Simion has argued that cutting a cake does not amount to policy. Romanian reporting said he accused critics of “disinformation” and “hypocrisy”. But politics is often about choosing the frame. At a moment when European populists are trying to show they are nationalists, not clients of an American president, Simion chose visibility inside a Trump-adjacent spectacle built around territorial acquisition rhetoric directed at an EU and Nato partner.

The consequences are practical. First, it offers Simion’s domestic opponents an easy line: that he seeks legitimacy abroad by appearing at events whose optics cut against Romania’s alliance messaging. Second, it creates a problem for AUR’s attempt to look government-ready. Reuters has reported AUR leading Romanian polling; parties in that position are usually expected to reduce unforced foreign-policy errors, not multiply them.

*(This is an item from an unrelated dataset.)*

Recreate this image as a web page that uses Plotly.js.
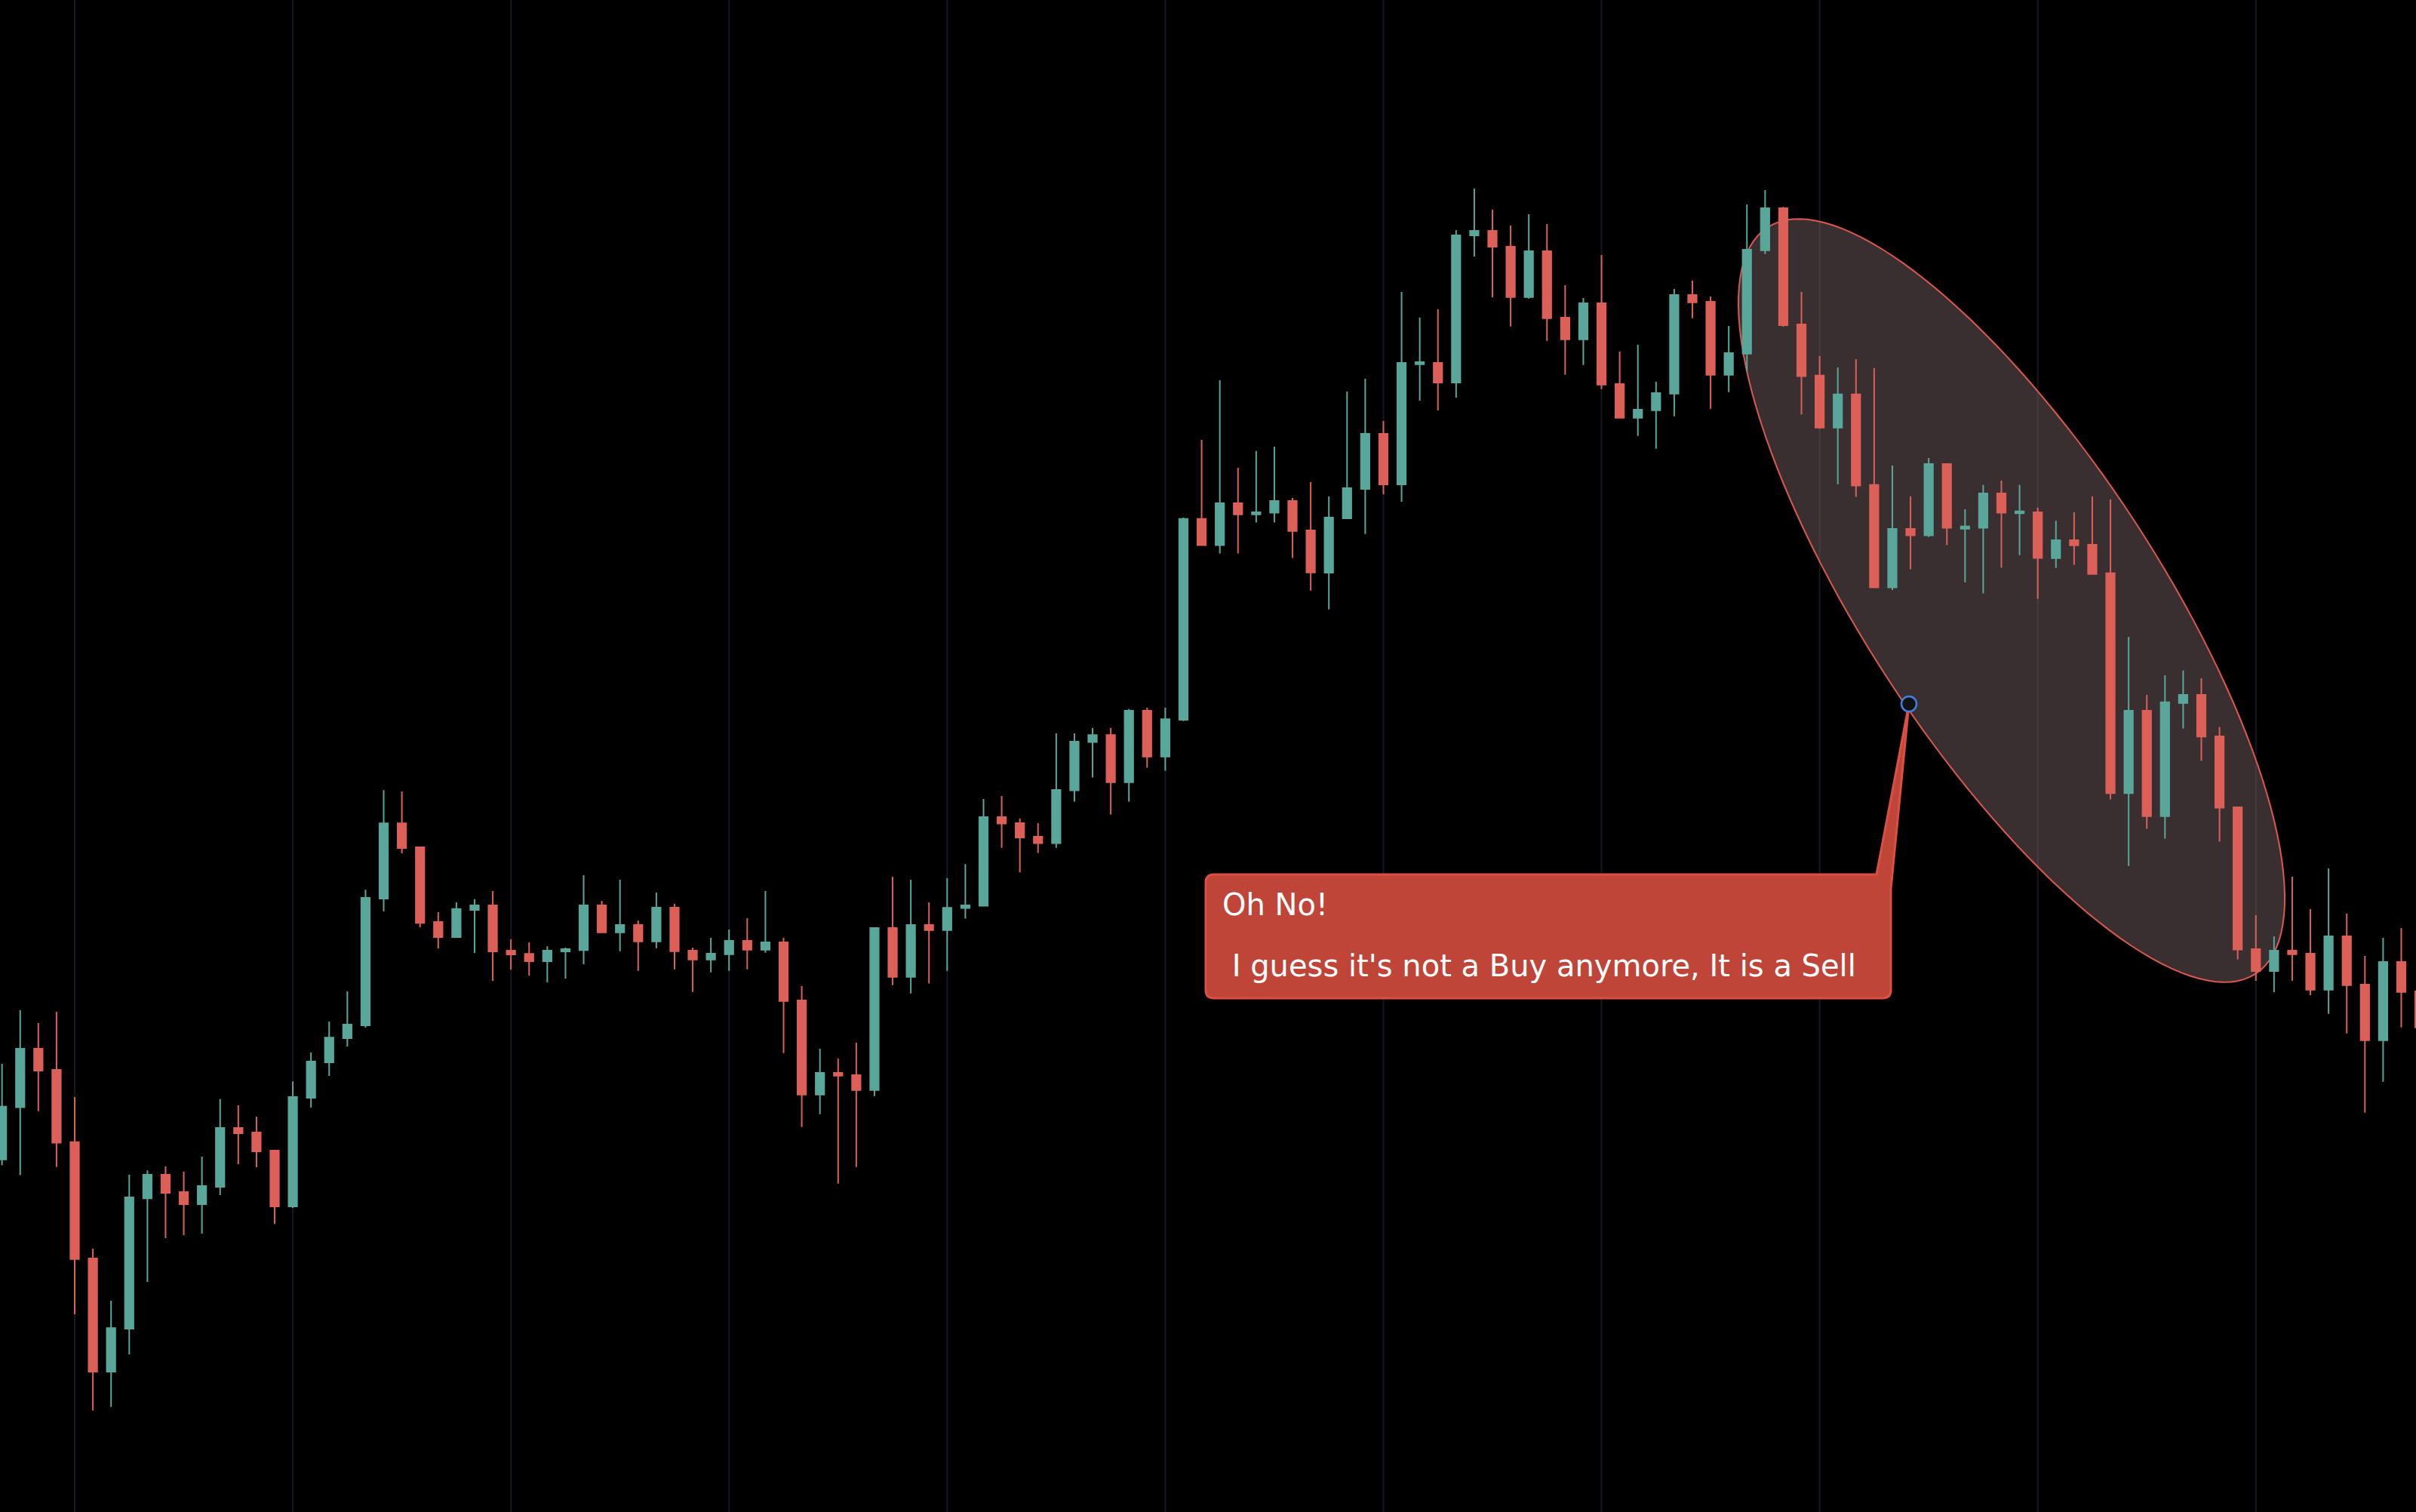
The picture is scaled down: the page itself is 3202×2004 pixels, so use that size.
<!DOCTYPE html>
<html>
<head>
<meta charset="utf-8">
<script src="https://cdn.plot.ly/plotly-3.0.1.min.js"></script>
<style>
  html, body { margin: 0; padding: 0; background: #000; }
  #chart { width: 3202px; height: 2004px; }
</style>
</head>
<body>
<div id="chart"></div>
<script>
// ---- Data (arbitrary price units) ----
const openP = [46.73,53.64,61.41,58.6,49.02,33.6,18.61,24.31,41.58,44.7,42.4,40.81,43.1,50.91,50.31,47.91,40.51,54.9,59.59,62.81,
64.49,81.29,91.28,88.1,78.19,76.2,79.8,80.41,74.4,73.98,72.99,74.29,74.48,80.41,76.83,77.8,75.63,80.1,74.4,73.23,
73.93,75.7,74.53,75.5,67.8,55.33,58.2,57.9,55.93,77.4,70.93,77.8,77.13,80.04,80.35,92.09,91.29,89.5,88.65,95.66,
102.04,102.98,96.73,106.2,100.12,105.01,131.62,128.15,133.69,132.22,132.44,134.0,130.1,124.5,131.7,135.6,142.9,136.2,152.13,152.3,
149.7,169.2,169.8,167.7,161.03,167.1,158.3,155.43,160.2,149.5,145.03,146.03,148.23,161.3,160.4,150.73,153.53,167.23,172.79,157.4,
150.62,143.72,148.12,136.12,122.55,130.3,129.44,138.9,130.33,130.44,135.01,132.37,132.51,126.43,128.79,128.21,124.42,95.27,106.21,92.23,
107.23,108.3,102.81,93.39,74.6,71.7,74.4,74.0,69.23,76.3,69.9,62.53,72.9,69.0];

const highP = [59.41,66.52,64.81,66.3,55.01,34.89,28.01,44.7,45.28,45.8,45.1,47.1,54.72,53.9,52.39,47.91,57.08,60.9,64.99,69.01,
82.48,95.68,95.49,88.1,79.5,80.8,81.22,82.29,75.9,75.51,74.98,74.79,84.39,81.0,83.8,78.4,82.1,80.6,74.8,76.1,
77.2,78.7,82.3,76.1,69.7,61.4,60.1,62.2,77.4,84.2,83.8,80.8,84.01,85.88,94.5,94.9,91.91,91.29,103.2,103.2,
103.92,103.92,106.42,106.6,106.6,131.8,142.11,150.01,138.4,140.62,141.19,134.4,136.5,134.6,148.5,150.2,144.6,161.7,158.3,159.4,
169.9,175.4,172.6,170.5,172.0,170.7,162.6,160.9,166.6,153.8,154.7,149.8,162.1,163.2,161.1,157.2,173.3,175.2,172.97,161.69,
153.19,151.69,152.8,151.62,138.69,134.62,139.69,138.9,132.9,136.12,136.69,136.12,133.12,131.38,132.5,134.6,134.2,115.98,108.3,110.89,
111.52,110.49,104.06,93.39,79.1,76.3,84.2,79.9,85.3,79.3,73.7,76.1,77.4,71.4];

const lowP = [45.95,44.65,53.13,45.73,26.2,13.44,13.92,20.91,30.49,36.3,36.7,36.89,41.99,46.1,45.69,38.18,40.29,53.61,57.8,61.7,
64.19,79.61,87.3,77.5,74.71,76.2,74.1,70.39,71.88,71.11,70.2,70.7,72.61,76.82,74.33,71.73,74.73,71.93,68.93,71.53,
71.73,71.93,74.13,60.83,51.03,52.73,43.53,45.73,55.13,69.83,68.73,70.04,71.73,78.65,80.35,88.03,84.77,87.36,88.03,94.14,
97.36,92.45,94.14,98.65,98.25,104.83,128.15,127.05,127.05,131.15,131.15,126.44,122.13,119.63,131.7,129.63,134.9,133.9,147.3,146.0,
147.7,166.4,161.0,157.13,160.83,155.23,150.73,152.03,148.83,145.03,142.63,140.93,145.23,158.23,146.23,148.43,151.23,166.73,157.11,145.44,
143.54,136.22,134.55,122.55,122.19,124.94,129.23,128.16,123.22,121.76,125.15,126.83,121.05,125.13,125.53,124.33,94.46,85.63,90.54,89.24,
103.84,99.55,88.84,73.26,70.4,68.9,70.4,68.5,66.03,63.43,52.93,57.03,64.23,62.4];

const closeP = [53.72,61.41,58.49,48.95,33.52,18.61,24.38,41.7,44.7,42.29,40.81,43.21,50.91,50.2,47.8,40.51,55.01,59.71,62.88,64.61,
81.41,91.28,87.99,78.08,76.2,79.92,80.41,74.29,73.91,72.99,74.4,74.6,80.41,76.82,77.8,75.63,80.1,74.33,73.23,74.0,
75.7,74.53,75.5,67.73,55.33,58.2,57.83,55.93,77.4,70.93,77.8,77.13,80.08,80.4,92.09,91.24,89.41,88.65,95.7,102.09,
102.98,96.73,106.2,100.12,105.08,131.62,128.15,133.69,132.22,132.51,134.01,130.03,124.53,131.8,135.7,142.9,136.2,152.3,152.4,149.7,
169.2,169.8,167.7,161.03,167.1,158.23,155.43,160.2,149.43,145.03,146.1,148.3,161.3,160.33,150.73,153.6,167.3,172.8,157.29,150.55,
143.72,148.12,136.05,122.55,130.3,129.44,138.9,130.44,130.62,135.01,132.44,132.62,126.44,128.79,128.12,124.33,95.27,106.21,92.23,107.32,
108.3,102.77,93.35,74.55,71.7,74.4,73.93,69.23,76.3,69.83,62.53,72.9,68.93,64.23];

const barIndex = openP.map((_, i) => i);

// vertical grid: every 12th bar, starting at bar 4
const gridStart = 4, gridStep = 12;

const noteTitle = "Oh No!";
const noteBody = "\u00A0I guess it's not a Buy anymore, It is a Sell";

// ---- Styling / geometry (screen pixels of the 3202x2004 canvas) ----
const W = 3202, H = 2004;
const UP = '#59a69a', DOWN = '#dc6058';
function pp(x, y) { return (x / W).toFixed(5) + ',' + (1 - y / H).toFixed(5); }

// rotated ellipse outline
const ell = { cx: 2666, cy: 796, a: 591, b: 194, phi: 56.8 * Math.PI / 180 };
let ellPath = '';
for (let k = 0; k <= 144; k++) {
  const t = 2 * Math.PI * k / 144;
  const u = ell.a * Math.cos(t), v = ell.b * Math.sin(t);
  const x = ell.cx + u * Math.cos(ell.phi) - v * Math.sin(ell.phi);
  const y = ell.cy + u * Math.sin(ell.phi) + v * Math.cos(ell.phi);
  ellPath += (k ? ' L' : 'M') + pp(x, y);
}
ellPath += ' Z';

// callout box with pointer
const bx0 = 1598, by0 = 1159, bx1 = 2506, by1 = 1323, r = 11;
const tip = { x: 2530, y: 933 };
const calloutPath =
  'M' + pp(bx0 + r, by0) +
  ' L' + pp(2487, by0) +
  ' L' + pp(tip.x, tip.y) +
  ' L' + pp(bx1, 1178) +
  ' L' + pp(bx1, by1 - r) +
  ' Q' + pp(bx1, by1) + ' ' + pp(bx1 - r, by1) +
  ' L' + pp(bx0 + r, by1) +
  ' Q' + pp(bx0, by1) + ' ' + pp(bx0, by1 - r) +
  ' L' + pp(bx0, by0 + r) +
  ' Q' + pp(bx0, by0) + ' ' + pp(bx0 + r, by0) + ' Z';

const trace = {
  type: 'candlestick',
  x: barIndex,
  open: openP, high: highP, low: lowP, close: closeP,
  increasing: { line: { color: UP, width: 2 }, fillcolor: UP },
  decreasing: { line: { color: DOWN, width: 2 }, fillcolor: DOWN },
  whiskerwidth: 0,
  hoverinfo: 'skip',
  showlegend: false
};

const shapes = [];
for (let g = gridStart; g < barIndex.length; g += gridStep) {
  shapes.push({
    type: 'line', xref: 'x', yref: 'paper', layer: 'below',
    x0: g, x1: g, y0: 0, y1: 1,
    line: { color: '#161824', width: 2 }
  });
}
shapes.push(
  {
    type: 'path', xref: 'paper', yref: 'paper', layer: 'below',
    path: ellPath,
    fillcolor: 'rgba(116,94,96,0.5)',
    line: { color: '#e0584c', width: 2 }
  },
  {
    type: 'path', xref: 'paper', yref: 'paper', layer: 'above',
    path: calloutPath,
    fillcolor: 'rgba(200,72,59,0.96)',
    line: { color: '#dd4f41', width: 3 }
  },
  {
    type: 'circle', xref: 'paper', yref: 'paper', layer: 'above',
    xsizemode: 'pixel', ysizemode: 'pixel',
    xanchor: tip.x / W, yanchor: 1 - tip.y / H,
    x0: -10, x1: 10, y0: -10, y1: 10,
    fillcolor: '#111111',
    line: { color: '#3f7fe6', width: 2.5 }
  }
);

const layout = {
  width: W, height: H,
  margin: { l: 0, r: 0, t: 0, b: 0, pad: 0 },
  paper_bgcolor: '#000000',
  plot_bgcolor: '#000000',
  showlegend: false,
  boxgap: 0.335,
  xaxis: {
    type: 'linear',
    range: [-0.110, 132.81],
    showgrid: false,
    showticklabels: false, ticks: '', zeroline: false, showline: false,
    rangeslider: { visible: false }, fixedrange: true
  },
  yaxis: {
    range: [0, 200.4],
    showgrid: false,
    showticklabels: false, ticks: '', zeroline: false, showline: false,
    fixedrange: true
  },
  shapes: shapes,
  annotations: [
    {
      xref: 'paper', yref: 'paper', x: 1618 / W, y: 1 - 1199 / H,
      xanchor: 'left', yanchor: 'middle', showarrow: false,
      text: noteTitle,
      font: { family: 'DejaVu Sans', size: 40, color: '#ffffff' }
    },
    {
      xref: 'paper', yref: 'paper', x: 1618 / W, y: 1 - 1279.5 / H,
      xanchor: 'left', yanchor: 'middle', showarrow: false,
      text: noteBody,
      font: { family: 'DejaVu Sans', size: 40, color: '#ffffff' }
    }
  ]
};

Plotly.newPlot('chart', [trace], layout, { staticPlot: true, displayModeBar: false });
</script>
</body>
</html>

Third, the episode reinforces an emerging pattern: Trump is no longer merely a culture-war reference point for Europe’s hard-Right. He is a source of direct strategic friction — tariffs, pressure on allies, and demands that force European politicians to pick between transatlantic loyalty and nationalist branding. When a Danish far-right MEP publicly insults Trump over Greenland, the warning to other nationalists is plain: aligning too closely with Trump turns “sovereignty” into a slogan that collapses under the first real test.

Simion’s Greenland cake appearance does not prove policy alignment. It does show willingness to be used in an image that other European populists have decided is politically dangerous.